With a glance at the map, you can see that the far east of the Islamic world, in Afghanistan and Pakistan; the south and center of the Islamic world, in Yemen; and the far west of the Islamic world, the areas of the Great Sahara in Africa, have changed into focal points for Al-Qaeda’s jihadist trends, and this image has taken place due to issues that have taken place before the Arab spring and as a results of some issues of the Arab spring, as the case in northern Mali, which has been influenced by the turbulent situation taking place in the Arab countries of North Africa.

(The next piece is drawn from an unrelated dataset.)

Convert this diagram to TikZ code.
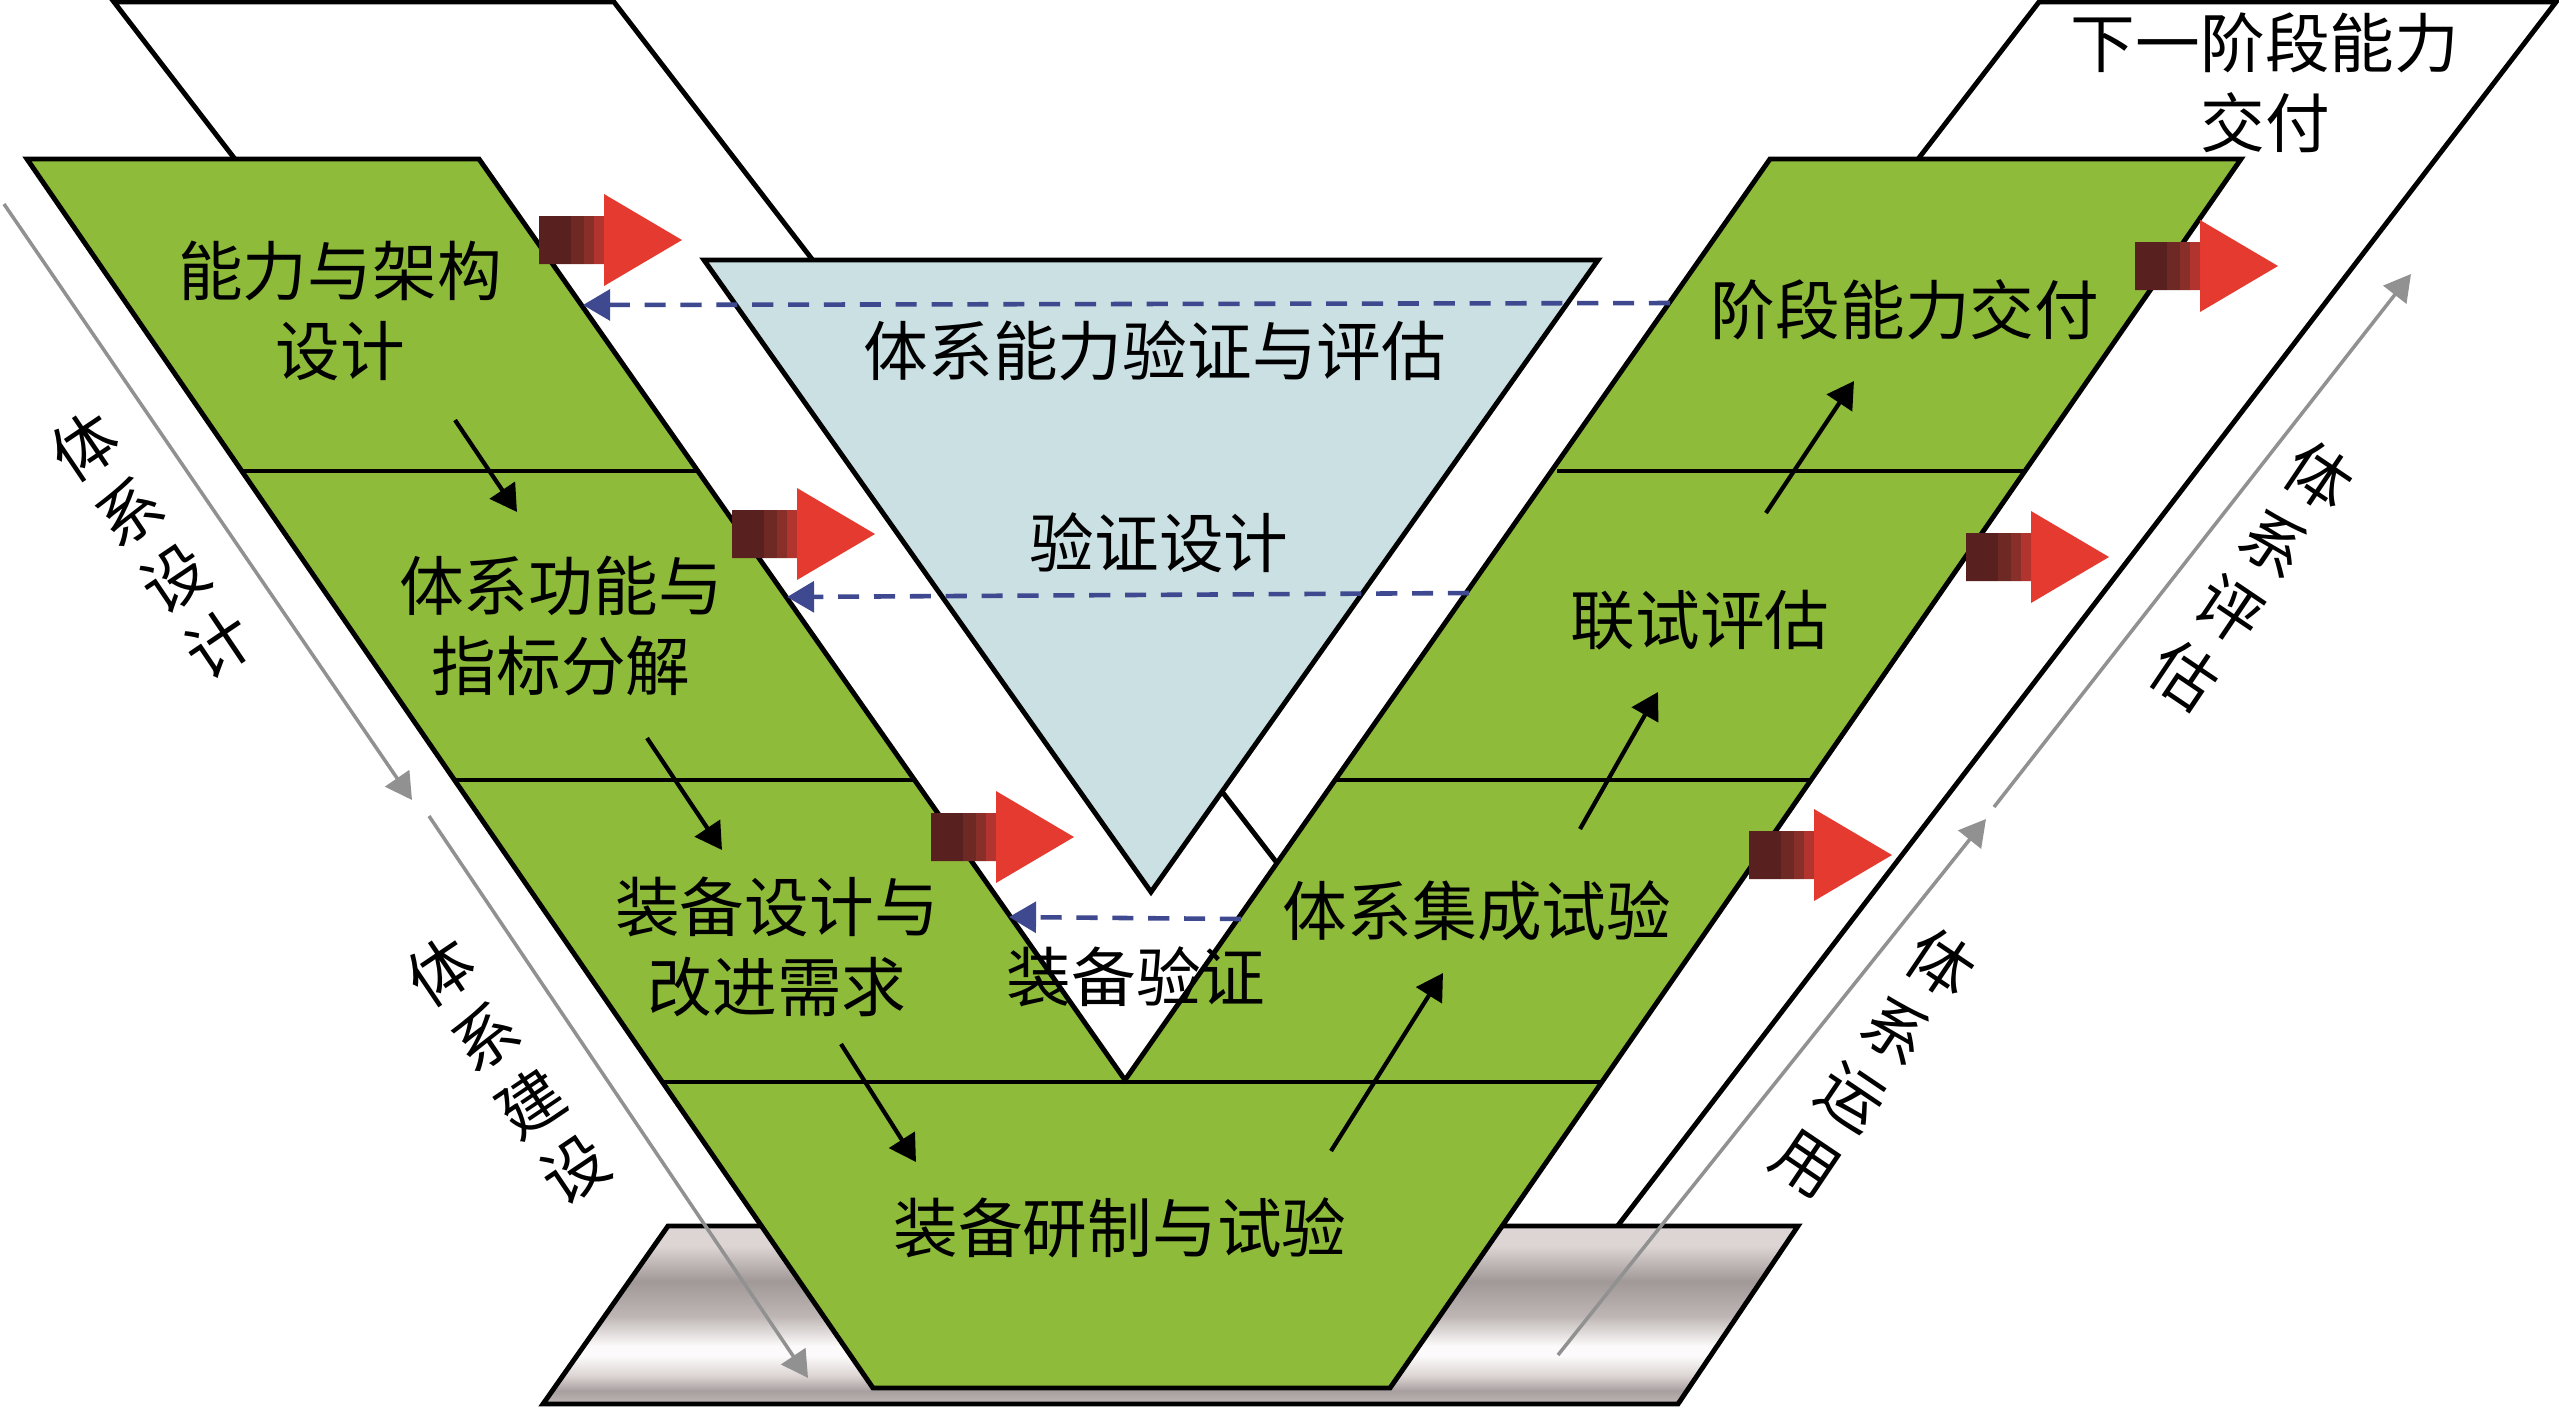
\documentclass[tikz,border=0pt]{standalone}
\usepackage{fontspec}
\newfontfamily\cjk{Noto Sans CJK SC}
\usetikzlibrary{arrows.meta}
\definecolor{vgreen}{RGB}{143,187,59}
\definecolor{vblue}{RGB}{203,224,227}
\definecolor{dashblue}{RGB}{62,73,143}
\definecolor{guidegray}{RGB}{145,145,145}
\definecolor{pfA}{RGB}{220,213,211}
\definecolor{pfB}{RGB}{160,153,151}
\definecolor{pfC}{RGB}{190,182,180}
\definecolor{pfD}{RGB}{252,250,250}
\definecolor{pfE}{RGB}{168,160,160}
\definecolor{arA}{RGB}{88,33,31}
\definecolor{arB}{RGB}{110,41,37}
\definecolor{arC}{RGB}{137,47,42}
\definecolor{arD}{RGB}{178,52,46}
\definecolor{arE}{RGB}{228,58,48}
\pgfdeclareverticalshading{platform}{100bp}{color(0bp)=(pfC); color(25bp)=(pfC); color(28.7bp)=(pfE); color(33bp)=(pfA); color(38.5bp)=(pfD); color(41.3bp)=(pfD); color(49.7bp)=(pfC); color(59.5bp)=(pfB); color(69.4bp)=(pfA); color(75bp)=(pfA); color(100bp)=(pfA)}
\pgfdeclarehorizontalshading{redarrow}{100bp}{color(0bp)=(arA); color(36bp)=(arA); color(36.1bp)=(arB); color(40.5bp)=(arB); color(40.6bp)=(arC); color(44bp)=(arC); color(44.1bp)=(arD); color(47.5bp)=(arD); color(47.6bp)=(arE); color(100bp)=(arE)}

\begin{document}
\begin{tikzpicture}
  [x=0.01cm, y=-0.01cm,
   frame/.style={draw=black, line width=1.4pt, line join=miter},
   txt/.style={node font=\cjk\fontsize{18.4}{22.7}\selectfont, align=center, inner sep=0pt},
   flow/.style={line width=1.2pt, arrows={-Triangle[length=7.5pt, width=8.5pt]}},
   verify/.style={draw=dashblue, line width=1.3pt, dash pattern=on 6pt off 4.2pt, arrows={-Triangle[length=7.7pt, width=8.7pt]}},
   guide/.style={draw=guidegray, line width=1pt, arrows={-Triangle[length=7.5pt, width=8.2pt]}}]
  \useasboundingbox (0,0) rectangle (2559,1408);

  \draw[frame, fill=white] (114,2) -- (614,2) -- (1498,1150) -- (998,1150) -- cycle;
  \draw[frame, fill=white] (2039,2) -- (2556,2) -- (1616,1228) -- (1095,1228) -- cycle;
  \shade[frame, shading=platform] (668,1226) -- (1798,1226) -- (1678,1404) -- (543,1404) -- cycle;

  \draw[frame, fill=vgreen] (27,159) -- (479,159) -- (1125,1080) -- (1770,159) -- (2241,159)
    -- (1390,1388) -- (873,1388) -- cycle;
  \draw[frame] (242,471) -- (697,471) (454,780) -- (913,780)
    (1557,471) -- (2023,471) (1335,780) -- (1811,780) (663,1082) -- (1603,1082);
  \draw[frame, fill=vblue] (704,260) -- (1598,260) -- (1151,892) -- cycle;

  \foreach \ax/\ay in {539/240, 732/534, 931/837, 2135/266, 1966/557, 1749/855}
    \shade[shading=redarrow] (\ax,\ay-24) -- ++(65,0) -- ++(0,-22) -- ++(78,46)
      -- ++(-78,46) -- ++(0,-22) -- ++(-65,0) -- cycle;

  \node[txt] (arch) at (340,311) {能力与架构\\设计};
  \node[txt] (func) at (561,626) {体系功能与\\指标分解};
  \node[txt] (equip) at (777,947) {装备设计与\\改进需求};
  \node[txt] (dev) at (1120,1228) {装备研制与试验};
  \node[txt] (everif) at (1136,977) {装备验证};
  \node[txt] (integ) at (1477,911) {体系集成试验};
  \node[txt] (joint) at (1700,620) {联试评估};
  \node[txt] (stage) at (1905,310) {阶段能力交付};
  \node[txt] (next) at (2265,83) {下一阶段能力\\交付};
  \node[txt] (evalt) at (1155,351) {体系能力验证与评估};
  \node[txt] (vdes) at (1159,543) {验证设计};

  \node[txt, rotate=34] (sysdes) at (152,545) {体\\系\\设\\计};
  \node[txt, rotate=34] (sysbuild) at (508,1070) {体\\系\\建\\设};
  \node[txt, rotate=-34] (syseval) at (2252,576) {体\\系\\评\\估};
  \node[txt, rotate=-34] (sysuse) at (1874,1063) {体\\系\\运\\用};

  \coordinate (a1s) at (455,420);  \coordinate (a1e) at (517,512);
  \coordinate (a2s) at (647,738);  \coordinate (a2e) at (722,850);
  \coordinate (a3s) at (841,1044); \coordinate (a3e) at (916,1162);
  \coordinate (a4s) at (1331,1151); \coordinate (a4e) at (1443,973);
  \coordinate (a5s) at (1580,829); \coordinate (a5e) at (1658,692);
  \coordinate (a6s) at (1766,513); \coordinate (a6e) at (1854,381);
  \coordinate (d1s) at (1670,303); \coordinate (d1e) at (583,305);
  \coordinate (d2s) at (1469,593); \coordinate (d2e) at (787,597);
  \coordinate (d3s) at (1241,919); \coordinate (d3e) at (1009,917);
  \coordinate (g1s) at (4,204);    \coordinate (g1e) at (412,800);
  \coordinate (g2s) at (429,816);  \coordinate (g2e) at (808,1378);
  \coordinate (g3s) at (1558,1355); \coordinate (g3e) at (1986,819);
  \coordinate (g4s) at (1994,807); \coordinate (g4e) at (2411,274);

  \foreach \from/\to in {a1s/a1e, a2s/a2e, a3s/a3e, a4s/a4e, a5s/a5e, a6s/a6e}
  \path (\from) edge [flow] (\to);
  \foreach \from/\to in {d1s/d1e, d2s/d2e, d3s/d3e}
  \path (\from) edge [verify] (\to);
  \foreach \from/\to in {g1s/g1e, g2s/g2e, g3s/g3e, g4s/g4e}
  \path (\from) edge [guide] (\to);
\end{tikzpicture}
\end{document}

The question is: What have the young men and ideologues of Al-Qaeda to do with the Arab spring? And why should the Arab spring be a reason for a retreat of these groups? I do not understand this arbitrary link. Al-Qaeda and all those who represent its ideology and options have other leanings and dreams that have nothing to do with freedom and democracy. In short words, Al-Qaeda is going ahead with its programs and approach, and will try to use all the changes taking place in its interest, and the best situation is that when the grip of the authority – any authority – becomes loose.

Does this mean that the survival of the defunct regimes has been beneficial? Of course no, but it means that the problem of Al-Qaeda, like the problems of poverty, unemployment, overpopulation are separate problems that have their own survival mechanisms, and their solution is through a cultural, social, economic, and political confrontation. What is more important is to criticize the mentality that is controlling us.

This is a confrontation that we have not carried out until now. It is not the sacking of Mubarak, the fleeing of Ben Ali, the killing of Gaddafi, or the dismissal of Saleh that will necessarily wipe out these problems in a direct way. These analyses on the elimination of Al-Qaeda as a result of the Arab spring have been mere wishes and warm dreams.

To those who dreamt and thought that the Arab spring has ended the repercussion of 11 September incidents on us, we say: You are dreaming.